Yes, it also crashes if I write the color hardcoded to the global array. Is it a memory problem?

The thing is, if I set the pixels to 400x400 and the samples to 256, everything works fine.

But if I now leave the resolution and just set the num of samples to 1024, it crashes…

So I can’t imagine that it’s an overflow error, cause I just raise the samples which has nothing to do with my final pixel array.

Is it a memory problem, maybe?

Ok, if I comment the hit_objects()-function out, everything works fine…
It must be a memory problem. Any ideas how to debug the code when this occurs?

Sorry, two posts ago, I said that with a hardcoded color it also doesn’t work.

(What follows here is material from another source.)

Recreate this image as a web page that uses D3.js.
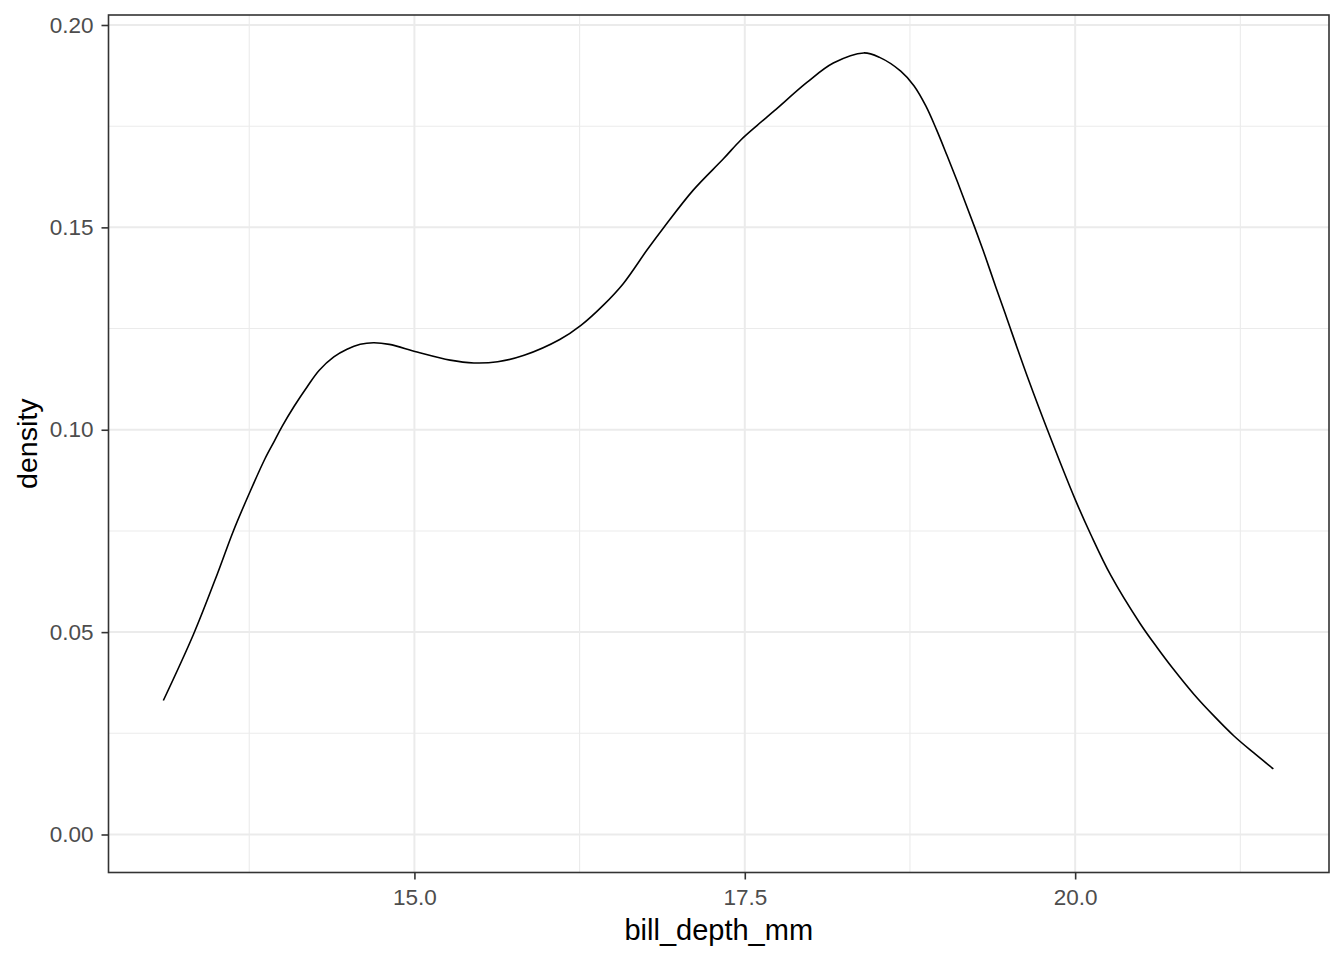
<!DOCTYPE html>
<html>
<head>
<meta charset="utf-8">
<script src="https://cdn.jsdelivr.net/npm/d3@7"></script>
<style>
  html, body { margin: 0; padding: 0; background: #fff; }
  svg { display: block; }
  text { font-family: "Liberation Sans", Arial, sans-serif; }
</style>
</head>
<body>
<svg id="chart" width="1344" height="960"></svg>
<script>
// Data (kernel density of bill_depth_mm)
const billDepth = [13.10,13.33,13.51,13.63,13.76,13.87,13.94,14.00,14.09,14.19,14.28,14.39,14.49,14.59,14.69,14.81,15.02,15.27,15.45,15.63,15.83,16.10,16.26,16.43,16.58,16.76,16.89,17.11,17.34,17.47,17.59,17.72,17.97,18.17,18.40,18.52,18.68,18.78,18.87,18.95,19.03,19.11,19.17,19.24,19.32,19.40,19.47,19.51,19.65,19.79,20.00,20.12,20.27,20.49,20.62,20.74,20.90,21.05,21.20,21.35,21.50];
const density = [0.0331,0.0496,0.0645,0.0750,0.0850,0.0929,0.0972,0.1009,0.1058,0.1107,0.1147,0.1180,0.1199,0.1211,0.1215,0.1211,0.1192,0.1172,0.1165,0.1168,0.1184,0.1223,0.1258,0.1308,0.1361,0.1444,0.1501,0.1592,0.1670,0.1716,0.1751,0.1787,0.1858,0.1906,0.1931,0.1920,0.1886,0.1850,0.1800,0.1742,0.1678,0.1612,0.1560,0.1500,0.1428,0.1352,0.1288,0.1250,0.1121,0.1000,0.0828,0.0740,0.0640,0.0522,0.0462,0.0410,0.0346,0.0293,0.0244,0.0202,0.0162];
const xMajorTicks = [15.0, 17.5, 20.0];
const xMinorTicks = [13.75, 16.25, 18.75, 21.25];
const yMajorTicks = [0.00, 0.05, 0.10, 0.15, 0.20];
const yMinorTicks = [0.025, 0.075, 0.125, 0.175];
const xTitle = "bill_depth_mm";
const yTitle = "density";

const panel = { left: 108.5, right: 1329, top: 15, bottom: 872.5 };
const svg = d3.select("#chart");

const x = d3.scaleLinear().domain([12.685, 21.921]).range([panel.left, panel.right]);
const y = d3.scaleLinear().domain([-0.00939, 0.20247]).range([panel.bottom, panel.top]);

const grid = svg.append("g");
// minor grid
grid.selectAll("line.xmin").data(xMinorTicks).enter().append("line")
  .attr("x1", d => x(d)).attr("x2", d => x(d))
  .attr("y1", panel.top).attr("y2", panel.bottom)
  .attr("stroke", "#EBEBEB").attr("stroke-width", 1.1);
grid.selectAll("line.ymin").data(yMinorTicks).enter().append("line")
  .attr("y1", d => y(d)).attr("y2", d => y(d))
  .attr("x1", panel.left).attr("x2", panel.right)
  .attr("stroke", "#EBEBEB").attr("stroke-width", 1.1);
// major grid
grid.selectAll("line.xmaj").data(xMajorTicks).enter().append("line")
  .attr("x1", d => x(d)).attr("x2", d => x(d))
  .attr("y1", panel.top).attr("y2", panel.bottom)
  .attr("stroke", "#EBEBEB").attr("stroke-width", 2);
grid.selectAll("line.ymaj").data(yMajorTicks).enter().append("line")
  .attr("y1", d => y(d)).attr("y2", d => y(d))
  .attr("x1", panel.left).attr("x2", panel.right)
  .attr("stroke", "#EBEBEB").attr("stroke-width", 2);

// density line
const pts = billDepth.map((v, i) => [v, density[i]]);
const line = d3.line().x(d => x(d[0])).y(d => y(d[1])).curve(d3.curveCatmullRom.alpha(0.5));
svg.append("path").datum(pts)
  .attr("d", line).attr("fill", "none")
  .attr("stroke", "#000").attr("stroke-width", 1.6)
  .attr("stroke-linejoin", "round");

// panel border
svg.append("rect")
  .attr("x", panel.left).attr("y", panel.top)
  .attr("width", panel.right - panel.left).attr("height", panel.bottom - panel.top)
  .attr("fill", "none").attr("stroke", "#333333").attr("stroke-width", 1.6);

// axes
const xAxis = d3.axisBottom(x).tickValues(xMajorTicks).tickFormat(d3.format(".1f")).tickSizeOuter(0).tickSizeInner(7).tickPadding(10);
const gx = svg.append("g").attr("transform", `translate(0,${panel.bottom})`).call(xAxis);
gx.select(".domain").remove();
gx.selectAll(".tick line").attr("stroke", "#333333").attr("stroke-width", 1.6);
gx.selectAll(".tick text").attr("fill", "#4D4D4D").style("font-size", "22.5px")
  .style("font-family", "'Liberation Sans', Arial, sans-serif");

const yAxis = d3.axisLeft(y).tickValues(yMajorTicks).tickFormat(d3.format(".2f")).tickSizeOuter(0).tickSizeInner(7).tickPadding(8);
const gy = svg.append("g").attr("transform", `translate(${panel.left},0)`).call(yAxis);
gy.select(".domain").remove();
gy.selectAll(".tick line").attr("stroke", "#333333").attr("stroke-width", 1.6);
gy.selectAll(".tick text").attr("fill", "#4D4D4D").style("font-size", "22.5px")
  .style("font-family", "'Liberation Sans', Arial, sans-serif");

// titles
svg.append("text").attr("x", (panel.left + panel.right) / 2).attr("y", 940)
  .attr("text-anchor", "middle").attr("fill", "#000").style("font-size", "29px").text(xTitle);
svg.append("text").attr("transform", `translate(37,${(panel.top + panel.bottom) / 2}) rotate(-90)`)
  .attr("text-anchor", "middle").attr("fill", "#000").style("font-size", "28.5px").text(yTitle);
</script>
</body>
</html>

That was wrong. If I assign a hardcoded color value to the global pixel value AND do all the hit-tests, it works…Just when I want to assign the computed pixel value to the global pixel array, it fails. Any ideas?

If the hardcoded value works then it’s unlikely that it is a memory problem, after all, the addresses in global memory are effectively being written to.

Looks like the bug is in one of your other routines. Try replacing the other routines with hardcoded values, or comment some until it does not crash, that should locate the bug.

N.

I tried to comment stuff out. But it seems to me that there’s some kind of instruction limit or so.

If I comment things out, it works but if I then raise the nr of samples, it crashes again.

Here is my code to hit test against a sphere, the function which causes the crash:

__device__ bool

sphere_hit(const SRay ray, float& tmin, crap& hit, SSphere sphere) {

	float 		t;

	SVector3D	temp 	= point_sub_point(ray.o, sphere.center);

	float		radius  = sphere.radius; 

	float 		a 		= vec_dot_vec(ray.d, ray.d);

	float 		b 		= vec_dot_vec(temp, ray.d) * 2.0;

	float 		c 		= vec_dot_vec(temp, temp) - radius * radius;

	float 		disc	= b * b - 4.0 * a * c;

	

	

	if (disc < 0.0)

		return(false);

	else {	

		float e = sqrt(disc);

		float denom = 2.0 * a;

		t = (-b - e) / denom;	// smaller root

	

		if (t > kEpsilon) {

			tmin = t;

			hit.color.set_color(1,0,0);

			hit.normal = vec_div_float((vec_add_vec(temp, vec_mul_float(ray.d, t))), sphere.radius);

			hit.local_hit_point = point_add_vec(ray.o, vec_mul_float(ray.d, t));

			return (true);

		} 

	

		t = (-b + e) / denom;	// larger root

	

		if (t > kEpsilon) {

			tmin = t;

			hit.color.set_color(1,0,0);

			hit.normal = vec_div_float((vec_add_vec(temp, vec_mul_float(ray.d, t))), sphere.radius);

			hit.local_hit_point = point_add_vec(ray.o, vec_mul_float(ray.d, t));

			return (true);

		} 

	}

	

	return (false);

}

If I comment the return (true) out in the two if conditions (t > kEpsilon), it works fine with 1024 samples on 400x400, but it crashes with 4096 samples.

On the other hand, if I comment out everything in the conditions (t > kEpsilon), I can raytrace 4000x4000!!! with 4096 samples without any problems.

That’s weird. Someone here had the same problems who can help me?